On the other hand, Mr. Richardson said, “China is part of a significant sanctions effort, and this may cool the North Koreans down, may temper their response.”
It is also possible that the new and isolated North Korean government may have misjudged the reaction to talk of a pre-emptive nuclear attack, wording rarely heard since the cold war ended. It could be another way in which the North is demanding talks with President Obama — only last week Mr. Kim told Dennis Rodman, the visiting former basketball star, that he wanted Mr. Obama to call him. But it could also be a way of saying that North Korea now expected to be treated the way Pakistan is: as an established, if formally unrecognized, nuclear power.
“This is a tactic they have employed when they don’t get their way, when the international community brings more sanctions to bear,” said Suzanne DiMaggio, vice president of global policy programs at the Asia Society in New York. “Whether that will happen this time is unclear, given the level of hostile rhetoric,” she said. “I’m not sure Pyongyang recognizes that fact.”
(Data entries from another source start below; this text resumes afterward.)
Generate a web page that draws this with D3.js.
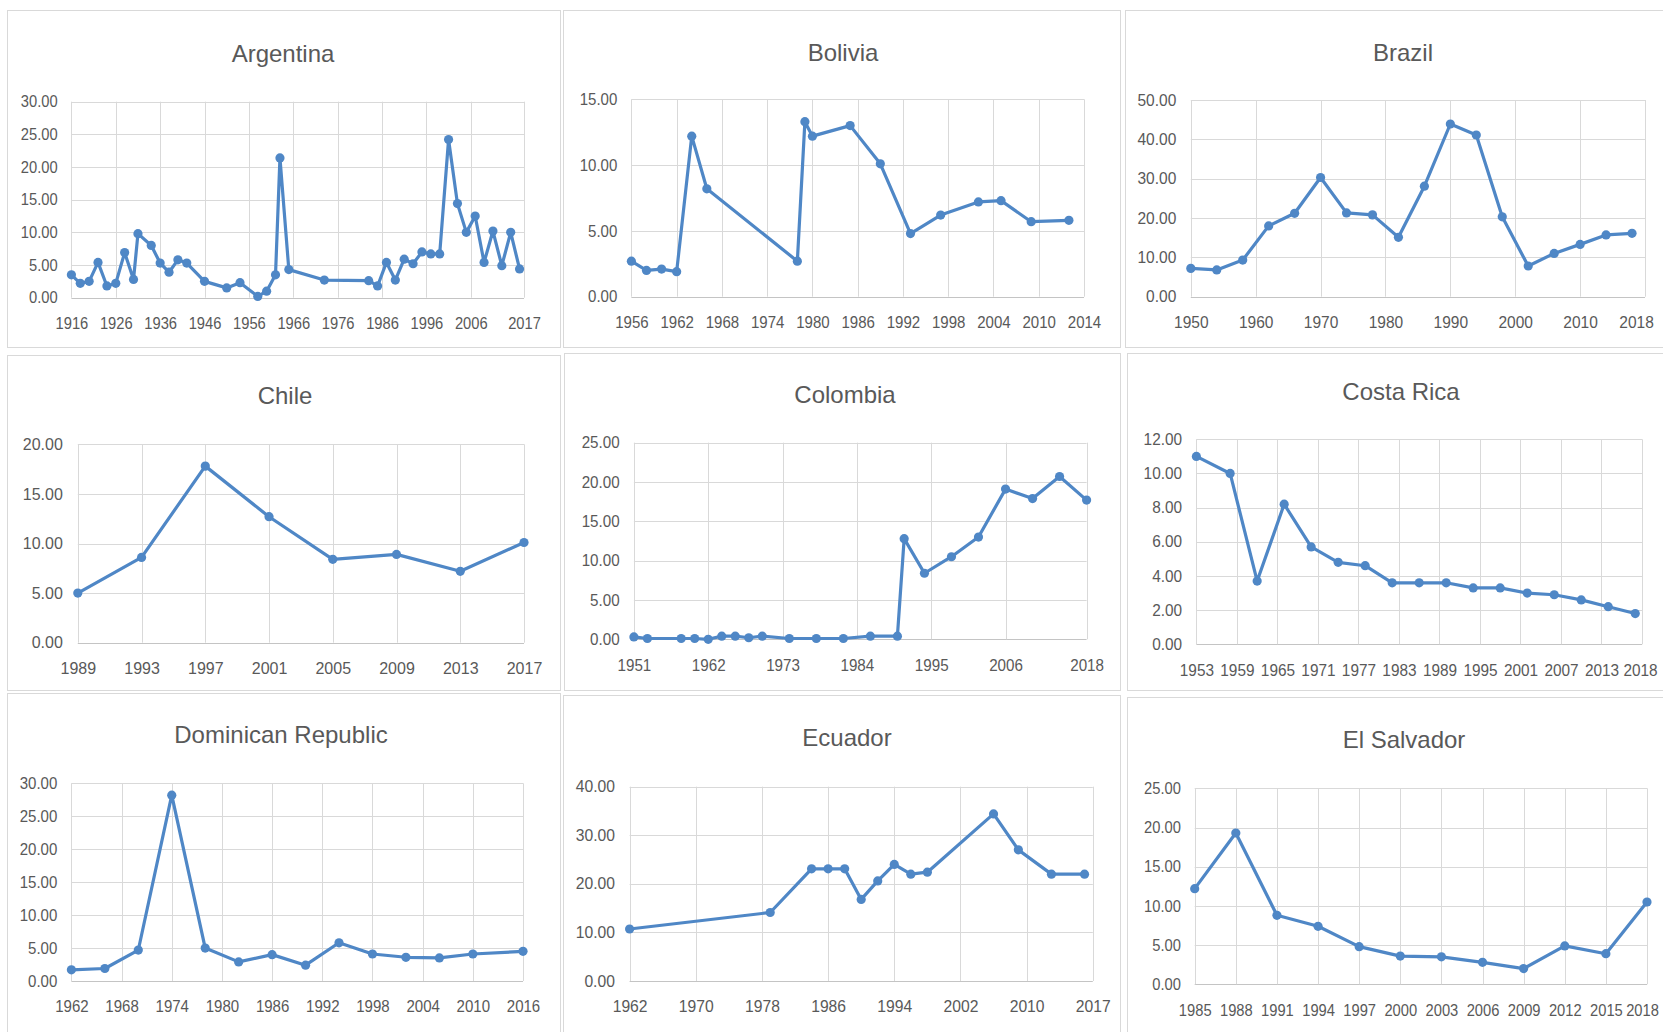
<!DOCTYPE html>
<html>
<head>
<meta charset="utf-8">
<script src="https://cdn.jsdelivr.net/npm/d3@7"></script>
<style>
  body { margin: 0; background: #ffffff; }
  svg { display: block; }
</style>
</head>
<body>
<svg id="chart" width="1663" height="1032"></svg>
<script>
// ---------------- DATA ----------------
const argentinaYears  = [1916,1918,1920,1922,1924,1926,1928,1930,1931,1934,1936,1938,1940,1942,1946,1951,1954,1958,1960,1962,1963,1965,1973,1983,1985,1987,1989,1991,1993,1995,1997,1999,2001,2003,2005,2007,2009,2011,2013,2015,2017];
const argentinaValues = [3.5,2.2,2.5,5.4,1.8,2.2,6.9,2.8,9.8,8.0,5.3,3.9,5.8,5.3,2.5,1.5,2.3,0.2,1.0,3.5,21.4,4.3,2.7,2.6,1.8,5.4,2.7,5.9,5.2,7.0,6.7,6.7,24.2,14.4,10.0,12.5,5.4,10.2,4.9,10.0,4.4];
const argentinaXTicks  = [1916,1926,1936,1946,1956,1966,1976,1986,1996,2006,2018];
const argentinaXLabels = ["1916","1926","1936","1946","1956","1966","1976","1986","1996","2006","2017"];
const argentinaYTicks  = [0,5,10,15,20,25,30];

const boliviaYears  = [1956,1958,1960,1962,1964,1966,1978,1979,1980,1985,1989,1993,1997,2002,2005,2009,2014];
const boliviaValues = [2.7,2.0,2.1,1.9,12.2,8.2,2.7,13.3,12.2,13.0,10.1,4.8,6.2,7.2,7.3,5.7,5.8];
const boliviaXTicks  = [1956,1962,1968,1974,1980,1986,1992,1998,2004,2010,2016];
const boliviaXLabels = ["1956","1962","1968","1974","1980","1986","1992","1998","2004","2010","2014"];
const boliviaYTicks  = [0,5,10,15];

const brazilYears  = [1950,1954,1958,1962,1966,1970,1974,1978,1982,1986,1990,1994,1998,2002,2006,2010,2014,2018];
const brazilValues = [7.2,6.8,9.3,18.0,21.2,30.3,21.3,20.8,15.1,28.1,43.9,41.1,20.3,7.8,11.0,13.3,15.7,16.1];
const brazilXTicks  = [1950,1960,1970,1980,1990,2000,2010,2020];
const brazilXLabels = ["1950","1960","1970","1980","1990","2000","2010","2018"];
const brazilYTicks  = [0,10,20,30,40,50];

const chileYears  = [1989,1993,1997,2001,2005,2009,2013,2017];
const chileValues = [5.0,8.6,17.8,12.7,8.4,8.9,7.2,10.1];
const chileXTicks  = [1989,1993,1997,2001,2005,2009,2013,2017];
const chileXLabels = ["1989","1993","1997","2001","2005","2009","2013","2017"];
const chileYTicks  = [0,5,10,15,20];

const colombiaYears  = [1951,1953,1958,1960,1962,1964,1966,1968,1970,1974,1978,1982,1986,1990,1991,1994,1998,2002,2006,2010,2014,2018];
const colombiaValues = [0.3,0.1,0.1,0.1,0.0,0.4,0.4,0.2,0.4,0.1,0.1,0.1,0.4,0.4,12.8,8.4,10.5,13.0,19.1,17.9,20.7,17.7];
const colombiaXTicks  = [1951,1962,1973,1984,1995,2006,2018];
const colombiaXLabels = ["1951","1962","1973","1984","1995","2006","2018"];
const colombiaYTicks  = [0,5,10,15,20,25];

const costaRicaYears  = [1953,1958,1962,1966,1970,1974,1978,1982,1986,1990,1994,1998,2002,2006,2010,2014,2018];
const costaRicaValues = [11.0,10.0,3.7,8.2,5.7,4.8,4.6,3.6,3.6,3.6,3.3,3.3,3.0,2.9,2.6,2.2,1.8];
const costaRicaXTicks  = [1953,1959,1965,1971,1977,1983,1989,1995,2001,2007,2013,2019];
const costaRicaXLabels = ["1953","1959","1965","1971","1977","1983","1989","1995","2001","2007","2013","2018"];
const costaRicaYTicks  = [0,2,4,6,8,10,12];

const dominicanYears  = [1962,1966,1970,1974,1978,1982,1986,1990,1994,1998,2002,2006,2010,2016];
const dominicanValues = [1.7,1.9,4.7,28.2,5.0,2.9,4.0,2.4,5.8,4.1,3.6,3.5,4.1,4.5];
const dominicanXTicks  = [1962,1968,1974,1980,1986,1992,1998,2004,2010,2016];
const dominicanXLabels = ["1962","1968","1974","1980","1986","1992","1998","2004","2010","2016"];
const dominicanYTicks  = [0,5,10,15,20,25,30];

const ecuadorYears  = [1962,1979,1984,1986,1988,1990,1992,1994,1996,1998,2006,2009,2013,2017];
const ecuadorValues = [10.7,14.1,23.1,23.1,23.1,16.8,20.6,24.0,22.0,22.4,34.4,27.0,22.0,22.0];
const ecuadorXTicks  = [1962,1970,1978,1986,1994,2002,2010,2018];
const ecuadorXLabels = ["1962","1970","1978","1986","1994","2002","2010","2017"];
const ecuadorYTicks  = [0,10,20,30,40];

const salvadorYears  = [1985,1988,1991,1994,1997,2000,2003,2006,2009,2012,2015,2018];
const salvadorValues = [12.2,19.3,8.8,7.4,4.8,3.6,3.5,2.8,2.0,4.9,3.9,10.5];
const salvadorXTicks  = [1985,1988,1991,1994,1997,2000,2003,2006,2009,2012,2015,2018];
const salvadorXLabels = ["1985","1988","1991","1994","1997","2000","2003","2006","2009","2012","2015","2018"];
const salvadorYTicks  = [0,5,10,15,20,25];

const titles = ["Argentina","Bolivia","Brazil","Chile","Colombia","Costa Rica","Dominican Republic","Ecuador","El Salvador"];

// ---------------- LAYOUT (positions, separate from data) ----------------
const layout = [
  {box:[7,10,553,337],    plot:[71.4,101.7,524,297.7],  title:[283,62],  sx:0.92, lastShift:0},
  {box:[563,10,557,337],  plot:[631.4,99.3,1084,296.7], title:[843,61],  sx:0.94, lastShift:0},
  {box:[1125,10,560,337], plot:[1190.8,100,1645,296.7], title:[1403,61], sx:0.97, lastShift:-9},
  {box:[7,355,553,335],   plot:[77.8,444.3,524,642.7],  title:[285,404], sx:1.0,  lastShift:0},
  {box:[564,353,556,337], plot:[633.9,442.7,1086.6,639.3], title:[845,403], sx:0.95, lastShift:0},
  {box:[1127,353,560,337],plot:[1196.4,439.3,1642,644.3],title:[1401,400], sx:0.96, lastShift:-2},
  {box:[7,693,553,345],   plot:[71.4,783.3,523,981],    title:[281,743], sx:0.94, lastShift:0},
  {box:[563,695,557,345], plot:[629.6,786.7,1092.8,981],title:[847,746], sx:0.98, lastShift:0},
  {box:[1127,697,560,345],plot:[1194.7,788.3,1647,984.3],title:[1404,748], sx:0.92, lastShift:-5}
];

const series = [
  [argentinaYears, argentinaValues, argentinaXTicks, argentinaXLabels, argentinaYTicks],
  [boliviaYears, boliviaValues, boliviaXTicks, boliviaXLabels, boliviaYTicks],
  [brazilYears, brazilValues, brazilXTicks, brazilXLabels, brazilYTicks],
  [chileYears, chileValues, chileXTicks, chileXLabels, chileYTicks],
  [colombiaYears, colombiaValues, colombiaXTicks, colombiaXLabels, colombiaYTicks],
  [costaRicaYears, costaRicaValues, costaRicaXTicks, costaRicaXLabels, costaRicaYTicks],
  [dominicanYears, dominicanValues, dominicanXTicks, dominicanXLabels, dominicanYTicks],
  [ecuadorYears, ecuadorValues, ecuadorXTicks, ecuadorXLabels, ecuadorYTicks],
  [salvadorYears, salvadorValues, salvadorXTicks, salvadorXLabels, salvadorYTicks]
];

// ---------------- STYLE ----------------
const LINE_COLOR = "#4f87c6";
const GRID_COLOR = "#d9d9d9";
const AXIS_COLOR = "#c4c4c4";
const TEXT_COLOR = "#595959";
const FONT = "'Liberation Sans', Arial, sans-serif";

const svg = d3.select("#chart");
svg.append("rect").attr("width", 1663).attr("height", 1032).attr("fill", "#ffffff");

series.forEach((s, i) => {
  const [years, values, xTicks, xLabels, yTicks] = s;
  const L = layout[i];
  const [bx, by, bw, bh] = L.box;
  const [pl, pt, pr, pb] = L.plot;

  // panel frame
  svg.append("rect")
    .attr("x", bx + 0.5).attr("y", by + 0.5)
    .attr("width", bw).attr("height", bh)
    .attr("fill", "none").attr("stroke", GRID_COLOR).attr("stroke-width", 1);

  const x = d3.scaleLinear().domain([xTicks[0], xTicks[xTicks.length - 1]]).range([pl, pr]);
  const y = d3.scaleLinear().domain([0, yTicks[yTicks.length - 1]]).range([pb, pt]);

  const g = svg.append("g");

  // gridlines
  g.append("g").selectAll("line").data(yTicks).join("line")
    .attr("x1", pl).attr("x2", pr)
    .attr("y1", d => Math.round(y(d)) + 0.5).attr("y2", d => Math.round(y(d)) + 0.5)
    .attr("stroke", d => d === 0 ? AXIS_COLOR : GRID_COLOR).attr("stroke-width", 1);
  g.append("g").selectAll("line").data(xTicks).join("line")
    .attr("x1", d => Math.round(x(d)) + 0.5).attr("x2", d => Math.round(x(d)) + 0.5)
    .attr("y1", pt).attr("y2", pb)
    .attr("stroke", GRID_COLOR).attr("stroke-width", 1);

  const squeeze = `scale(${L.sx},1)`;

  // x axis
  const xAxis = d3.axisBottom(x).tickValues(xTicks)
    .tickFormat((d, k) => xLabels[k]).tickSize(0).tickPadding(20);
  const gx = g.append("g").attr("transform", `translate(0,${pb})`).call(xAxis);
  gx.select(".domain").remove();
  gx.selectAll("text")
    .attr("font-family", FONT).attr("font-size", 16).attr("fill", TEXT_COLOR)
    .attr("transform", (d, k) => k === xTicks.length - 1 && L.lastShift
      ? `translate(${L.lastShift},0) ${squeeze}` : squeeze);

  // y axis
  const yAxis = d3.axisLeft(y).tickValues(yTicks)
    .tickFormat(d3.format(".2f")).tickSize(0).tickPadding(15);
  const gy = g.append("g").attr("transform", `translate(${pl},0)`).call(yAxis);
  gy.select(".domain").remove();
  gy.selectAll("text")
    .attr("font-family", FONT).attr("font-size", 16).attr("fill", TEXT_COLOR)
    .attr("transform", squeeze);

  // title
  svg.append("text")
    .attr("x", L.title[0]).attr("y", L.title[1])
    .attr("text-anchor", "middle")
    .attr("font-family", FONT).attr("font-size", 24)
    .attr("fill", TEXT_COLOR)
    .text(titles[i]);

  // line + markers
  const pts = years.map((yr, k) => ({yr, v: values[k]}));
  const line = d3.line().x(d => x(d.yr)).y(d => y(d.v));
  g.append("path").datum(pts)
    .attr("d", line).attr("fill", "none")
    .attr("stroke", LINE_COLOR).attr("stroke-width", 3.2)
    .attr("stroke-linejoin", "round");
  g.append("g").selectAll("circle").data(pts).join("circle")
    .attr("cx", d => x(d.yr)).attr("cy", d => y(d.v)).attr("r", 4.6)
    .attr("fill", LINE_COLOR);
});
</script>
</body>
</html>
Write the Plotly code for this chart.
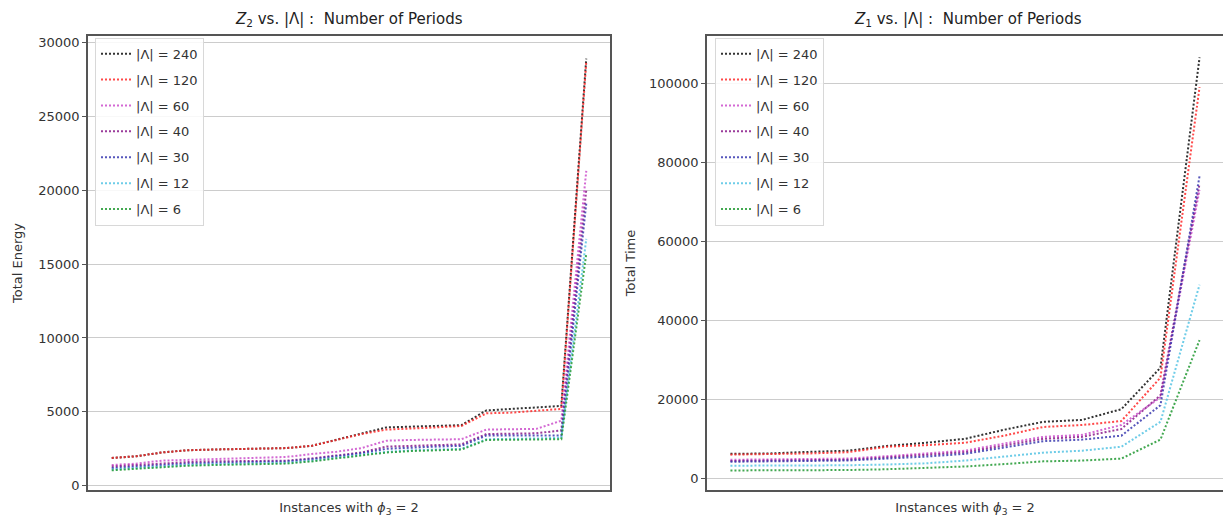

The United Nations vote and North Korea’s threat come at a time when, internally, the Obama administration is debating the wisdom of its policy of essentially ignoring the North for the past four years, and responding to any provocations with new sanctions.
According to current and former administration officials, there is a growing discussion within the White House, the State Department and the Pentagon over whether Mr. Kim is using each new test of rockets and nuclear devices to solidify his position with the military, his most important single constituency. "Under that theory,” one official who has dealt with North Korea often said recently, “even a firefight with the South Koreans might help him, as long as it doesn’t escalate into something that threatens the regime.”
In testimony on Thursday before the Senate Foreign Relations Committee, Glyn T. Davies, the administration’s special representative for North Korea policy, argued that the best course was to continue with Mr. Obama’s current policy of using tests and provocations to tighten sanctions, and try to starve development of the North’s long-range missiles and its effort to design nuclear weapons small enough for those missiles.
Mr. Davies insisted that “it is still the goal of U.S. policy to achieve a Korean Peninsula that is free of nuclear weapons.”